Inside the body of this loop, we ask whether or not `letter` is `'l'`. If it is *not* `'l'`, then we go ahead and print it; otherwise, we don't do anything and move on to the next iteration of the loop.

We can also use `else` statements to do something in case the `if` condition is not met:

In [113]:
for letter in word:
    if letter != 'l':
        print(letter)
    else:
        print(None)

s
u
p
e
r
c
a
None
i
f
r
a
g
i
None
i
s
t
i
c
e
x
p
i
a
None
i
d
o
c
i
o
u
s


Or if we need one of many mutally-exclusive possibilities to happen, we can add in `elif`, or "else if":

In [114]:
for letter in word:
    if letter != 'l':
        print(letter)
    elif letter != 'c':
        print("I'm a c!")
    else:
        print(None)

s
u
p
e
r
c
a
I'm a c!
i
f
r
a
g
i
I'm a c!
i
s
t
i
c
e
x
p
i
a
I'm a c!
i
d
o
c
i
o
u
s


It's important to remember that the order of the `if`, `elif`, and `else` matters here. The `if` statement is evaluated first, and if it evaluates `True`, then its body gets executed. It does not matter in that case if an `elif` that follows it would have also evaluated to `True`. The `else` body will get executed if none of the prior statements in the block end up evaluating to `True`.
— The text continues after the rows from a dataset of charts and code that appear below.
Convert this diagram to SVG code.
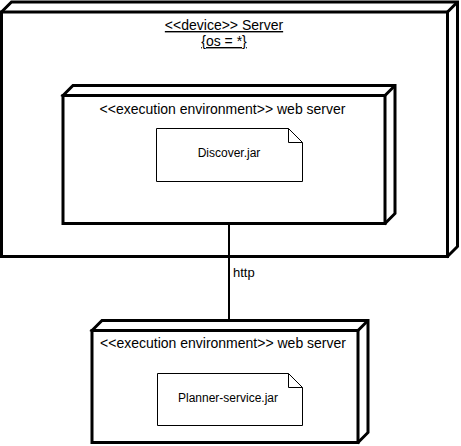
<svg xmlns="http://www.w3.org/2000/svg" width="461" height="446" viewBox="0 0 461 446">
<style>
.node{fill:#fff;stroke:#000;stroke-width:3;stroke-linejoin:miter}
.art{fill:#fff;stroke:#000;stroke-width:1}
.fold{fill:none;stroke:#000;stroke-width:1}
.t{font-family:"Liberation Sans",Arial,sans-serif;fill:#000}
.conn{stroke:#000;stroke-width:2;fill:none}
</style>
<rect width="461" height="446" fill="#fff"/>
<g id="server">
  <path class="node" d="M1.5,12 L11.5,2 L457.5,2 L457.5,246.5 L447.5,256.5 Z"/>
  <rect class="node" x="1.5" y="12" width="446" height="244.5"/>
  <line class="node" x1="447.5" y1="12" x2="457.5" y2="2"/>
  <text class="t" x="224" y="30" font-size="14" text-anchor="middle" text-decoration="underline">&lt;&lt;device&gt;&gt; Server</text>
  <text class="t" x="224" y="46" font-size="14" text-anchor="middle" text-decoration="underline">{os = *}</text>
</g>
<g id="webserver1">
  <path class="node" d="M63,95.5 L73,85.5 L395,85.5 L395,213.5 L385,223.5 Z"/>
  <rect class="node" x="63" y="95.5" width="322" height="128"/>
  <line class="node" x1="385" y1="95.5" x2="395" y2="85.5"/>
  <text class="t" x="222.5" y="114" font-size="14" text-anchor="middle">&lt;&lt;execution environment&gt;&gt; web server</text>
</g>
<g id="discover">
  <path class="art" d="M156.5,128.5 L288.5,128.5 L302.5,142.5 L302.5,181.5 L156.5,181.5 Z"/>
  <path class="fold" d="M288.5,128.5 L288.5,142.5 L302.5,142.5"/>
  <text class="t" x="229" y="157" font-size="12" text-anchor="middle">Discover.jar</text>
</g>
<g id="connectors">
  <line class="conn" x1="229" y1="225" x2="229" y2="320"/>
  <text class="t" x="233" y="277" font-size="13">http</text>
</g>
<g id="webserver2">
  <path class="node" d="M92,330.5 L102,320.5 L368,320.5 L368,432.5 L358,442.5 Z"/>
  <rect class="node" x="92" y="330.5" width="266" height="112"/>
  <line class="node" x1="358" y1="330.5" x2="368" y2="320.5"/>
  <text class="t" x="223" y="348" font-size="14" text-anchor="middle">&lt;&lt;execution environment&gt;&gt; web server</text>
</g>
<g id="planner">
  <path class="art" d="M157.5,373.5 L288.5,373.5 L302.5,387.5 L302.5,425.5 L157.5,425.5 Z"/>
  <path class="fold" d="M288.5,373.5 L288.5,387.5 L302.5,387.5"/>
  <text class="t" x="228" y="402" font-size="12" text-anchor="middle">Planner-service.jar</text>
</g>
</svg>
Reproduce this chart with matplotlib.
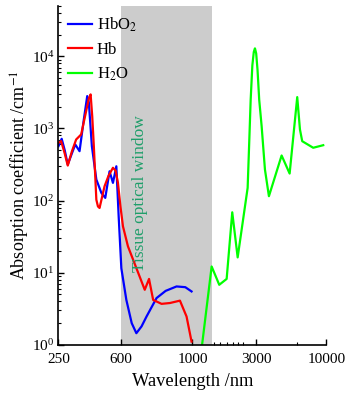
import numpy as np
import matplotlib
matplotlib.use("Agg")
import matplotlib.pyplot as plt
from matplotlib.ticker import FixedLocator, LogLocator, NullFormatter, LogFormatterMathtext

plt.rcParams['font.family'] = ['Liberation Serif', 'DejaVu Serif']
plt.rcParams['mathtext.fontset'] = 'stix'

# ---- data ----
hbo2_wl = [250, 268, 285, 302, 325, 344, 368, 392, 411, 420, 437, 462, 490, 512, 536, 555, 574, 587,
           602, 630, 660, 686, 715, 743, 799, 850, 911, 960, 995]
hbo2_val = [568, 719, 500, 316, 450, 600, 484, 1333, 2810, 2300, 568, 196, 128, 109, 255, 176, 299, 60.5,
            11.5, 4.2, 2.0, 1.45, 1.8, 2.47, 4.45, 5.6, 6.45, 6.3, 5.5]

hb_wl = [250, 265, 285, 302, 325, 349, 377, 405, 420, 430, 439, 448, 462, 471, 480, 508, 530, 555, 570,
         583, 597, 611, 639, 686, 733, 757, 780, 827, 874, 930, 967, 995]
hb_val = [632, 667, 450, 306, 480, 703, 826, 1740, 2600, 2967, 1480, 568, 103, 83, 79, 158, 220, 285, 260,
          176, 83, 44, 23.2, 11.6, 5.8, 8.2, 4.2, 3.7, 3.8, 4.1, 2.47, 1.11]

h2o_wl = [1180, 1391, 1585, 1800, 1982, 2175, 2582, 2650, 2720, 2800, 2870, 2928, 2990, 3060, 3150,
          3284, 3476, 3722, 4630, 5314, 6055, 6345, 6597, 7968, 9465]
h2o_val = [1.0, 12.2, 6.8, 8.2, 68.8, 16.3, 150, 600, 2500, 7500, 11500, 12900, 11000, 6500, 2500,
           1077, 270, 115, 422, 237, 2722, 968, 666, 540, 586]

xticks = [250, 600, 1000, 3000, 10000]
xtick_labels = ['250', '600', '1000', '3000', '10000']
window = (600, 1400)


# ---- piecewise x scale: linear 250-1000, log 1000-10000 ----
def fwd(x):
    x = np.asarray(x, dtype=float)
    return np.where(x <= 1000, (x - 250.0) / 750.0,
                    1.0 + np.log10(np.maximum(x, 1000.0) / 1000.0))


def inv(u):
    u = np.asarray(u, dtype=float)
    return np.where(u <= 1, 250.0 + 750.0 * u, 1000.0 * 10 ** (np.maximum(u, 1) - 1.0))


fig = plt.figure(figsize=(3.48, 3.95), dpi=100)
ax = fig.add_axes([0.168, 0.127, 0.770, 0.858])
ax.set_xscale('function', functions=(fwd, inv))
ax.set_yscale('log')

ax.axvspan(window[0], window[1], color='#cccccc', lw=0, zorder=0)

ax.plot(hbo2_wl, hbo2_val, color='#0000ff', lw=1.6, label='HbO$_2$')
ax.plot(hb_wl, hb_val, color='#ff0000', lw=1.6, label='Hb')
ax.plot(h2o_wl, h2o_val, color='#00ff00', lw=1.6, label='H$_2$O')

ax.set_xlim(250, 10000)
ax.set_ylim(1, 5e4)

ax.xaxis.set_major_locator(FixedLocator(xticks))
ax.set_xticklabels(xtick_labels)
ax.xaxis.set_minor_locator(FixedLocator([1450, 1600, 1800, 2000, 2200, 2400, 6000]))
ax.xaxis.set_minor_formatter(NullFormatter())

ax.yaxis.set_major_locator(LogLocator(base=10, numticks=10))
ax.yaxis.set_major_formatter(LogFormatterMathtext())
ax.yaxis.set_minor_locator(LogLocator(base=10, subs=np.arange(2, 10), numticks=20))
ax.yaxis.set_minor_formatter(NullFormatter())

ax.tick_params(axis='both', which='major', direction='in', length=4, width=1, labelsize=11)
ax.tick_params(axis='x', which='major', pad=6)
ax.tick_params(axis='y', which='major', pad=3)
ax.tick_params(axis='both', which='minor', direction='in', length=2, width=0.8)

for s in ['top', 'right']:
    ax.spines[s].set_visible(False)
for s in ['left', 'bottom']:
    ax.spines[s].set_linewidth(1.2)

ax.set_xlabel('Wavelength /nm', fontsize=13.3, labelpad=5)
ax.set_ylabel('Absorption coefficient /cm$^{-1}$', fontsize=13, labelpad=0)

ax.text(705, 125, 'Tissue optical window', rotation=90, color='#1f9e6a', fontsize=12.5,
        ha='center', va='center')

leg = ax.legend(loc='upper left', frameon=False, fontsize=12, handlelength=1.45,
                labelspacing=0.45, borderaxespad=0.0, handletextpad=0.3,
                bbox_to_anchor=(0.01, 0.99))

fig.savefig('out.png', dpi=100)
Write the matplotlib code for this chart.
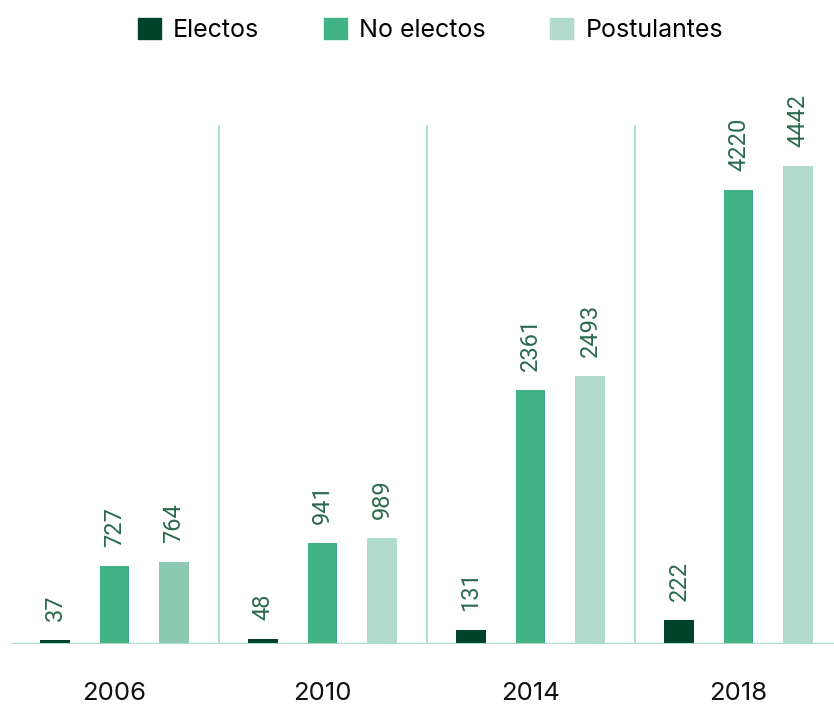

We can make conditions for an `if` statment as complicated as needed to achieve our desired result, so long as the result evaluates to a boolean:

In [116]:
for letter in word:
    if letter != 'l' and letter != 'c':
        print(letter)
    else:
        print(None)

s
u
p
e
r
None
a
None
i
f
r
a
g
i
None
i
s
t
i
None
e
x
p
i
a
None
i
d
o
None
i
o
u
s


## The first step is the hardest (and sometimes the most boring)

This lesson covered a lot of nuts and bolts, all of which we'll need to do more exciting things later. Play around and practice with these concepts, and keep pace with the assigned homework; this lesson was introducing each block in a set of Legos$^\text{TM}$, but we need to know these things to effectively build things with them.

That being said, don't stress *too* much about learning everything upfront; time, practice, and mistake are the best teachers.